───── COLLECTED MATERIAL ─────

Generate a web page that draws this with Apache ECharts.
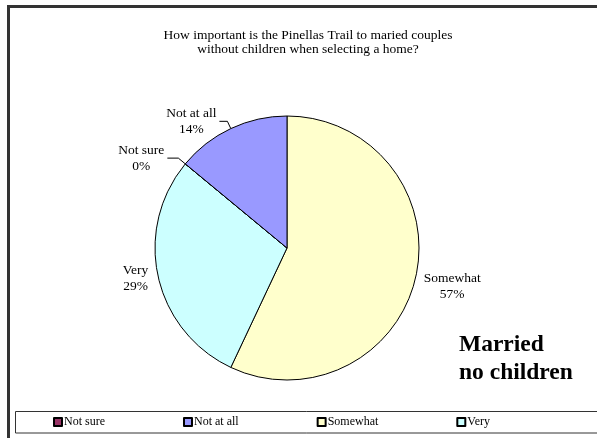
<!DOCTYPE html>
<html>
<head>
<meta charset="utf-8">
<script src="https://cdn.jsdelivr.net/npm/echarts@6/dist/echarts.min.js"></script>
<style>
  html, body { margin: 0; padding: 0; background: #fff; }
  #chart { width: 597px; height: 438px; }
</style>
</head>
<body>
<div id="chart"></div>
<script>
// Responses, in the order the slices run clockwise from 12 o'clock
const categories = ['Somewhat', 'Very', 'Not sure', 'Not at all'];
const percents = [57, 29, 0, 14];
const sliceColors = ['#FFFFCC', '#CCFFFF', '#993366', '#9999FF'];
// Legend lists the answers in survey order
const legendOrder = ['Not sure', 'Not at all', 'Somewhat', 'Very'];

const titleText = 'How important is the Pinellas Trail to maried couples\nwithout children when selecting a home?';
const groupText = 'Married\nno children';

// Per-slice leader line settings (radial length, horizontal length, visible)
const leader = {
  'Somewhat':   { length: 5, length2: 0, show: false },
  'Very':       { length: 7, length2: 0, show: false },
  'Not sure':   { length: 9, length2: 11, show: true },
  'Not at all': { length: 8, length2: 8, show: true }
};
// Extra label offset for the right-hand slice label
const labelPad = { 'Somewhat': [18, 0, 0, 0] };

const serif = '"Liberation Serif", "DejaVu Serif", serif';
const labelSize = 13.5;

const pieData = categories.map((name, i) => ({
  name: name,
  value: percents[i],
  itemStyle: { color: sliceColors[i] },
  labelLine: leader[name],
  label: labelPad[name] ? { padding: labelPad[name] } : {}
}));

const chart = echarts.init(document.getElementById('chart'), null, { renderer: 'canvas' });

chart.setOption({
  backgroundColor: '#ffffff',
  animation: false,
  title: [
    {
      text: titleText,
      left: 308,
      top: 29,
      textAlign: 'center',
      padding: 0,
      textStyle: { fontFamily: serif, fontSize: 13.5, fontWeight: 'normal', color: '#000', lineHeight: 13.5 }
    },
    {
      text: groupText,
      left: 459,
      top: 331,
      padding: 0,
      textStyle: { fontFamily: serif, fontSize: 23.5, fontWeight: 'bold', color: '#000', lineHeight: 28 }
    }
  ],
  graphic: [
    {
      // chart frame
      type: 'rect',
      silent: true,
      shape: { x: 8.5, y: 6.5, width: 700, height: 500 },
      style: { fill: 'none', stroke: '#333333', lineWidth: 3 }
    },
    {
      // legend frame
      type: 'rect',
      silent: true,
      z: -1,
      shape: { x: 15.5, y: 411.5, width: 700, height: 21.5 },
      style: { fill: '#ffffff', stroke: '#333333', lineWidth: 1 }
    }
  ],
  legend: {
    data: legendOrder,
    left: 53,
    top: 416,
    width: 560,
    orient: 'horizontal',
    icon: 'rect',
    itemWidth: 8,
    itemHeight: 8,
    itemGap: 78,
    padding: 0,
    textStyle: { fontFamily: serif, fontSize: 12, color: '#000', padding: [0, 0, 0, -3] },
    selectedMode: false
  },
  series: [
    {
      type: 'pie',
      center: [287, 248],
      radius: 132,
      startAngle: 90,
      clockwise: true,
      avoidLabelOverlap: false,
      data: pieData,
      itemStyle: { borderColor: '#000', borderWidth: 1 },
      emphasis: { disabled: true },
      label: {
        show: true,
        position: 'outside',
        distanceToLabelLine: 3,
        fontFamily: serif,
        fontSize: labelSize,
        color: '#000',
        lineHeight: 16,
        formatter: p => '{t|' + p.name + '}\n{t|' + p.value + '%}',
        rich: { t: { align: 'center', fontFamily: serif, fontSize: labelSize, color: '#000', lineHeight: 16 } }
      },
      labelLine: {
        show: true,
        smooth: false,
        lineStyle: { color: '#000', width: 1 }
      }
    }
  ]
});
</script>
</body>
</html>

─────

WHAT YOU ARE ASKED TO DO: Only the lines from the top of the data through the line with "const groupText = 'Married\nno children';" should be quoted, exactly and with both ends kept; skip the pictures.

SOLUTION TO THIS TASK:
Generate a web page that draws this with Apache ECharts.
<!DOCTYPE html>
<html>
<head>
<meta charset="utf-8">
<script src="https://cdn.jsdelivr.net/npm/echarts@6/dist/echarts.min.js"></script>
<style>
  html, body { margin: 0; padding: 0; background: #fff; }
  #chart { width: 597px; height: 438px; }
</style>
</head>
<body>
<div id="chart"></div>
<script>
// Responses, in the order the slices run clockwise from 12 o'clock
const categories = ['Somewhat', 'Very', 'Not sure', 'Not at all'];
const percents = [57, 29, 0, 14];
const sliceColors = ['#FFFFCC', '#CCFFFF', '#993366', '#9999FF'];
// Legend lists the answers in survey order
const legendOrder = ['Not sure', 'Not at all', 'Somewhat', 'Very'];

const titleText = 'How important is the Pinellas Trail to maried couples\nwithout children when selecting a home?';
const groupText = 'Married\nno children';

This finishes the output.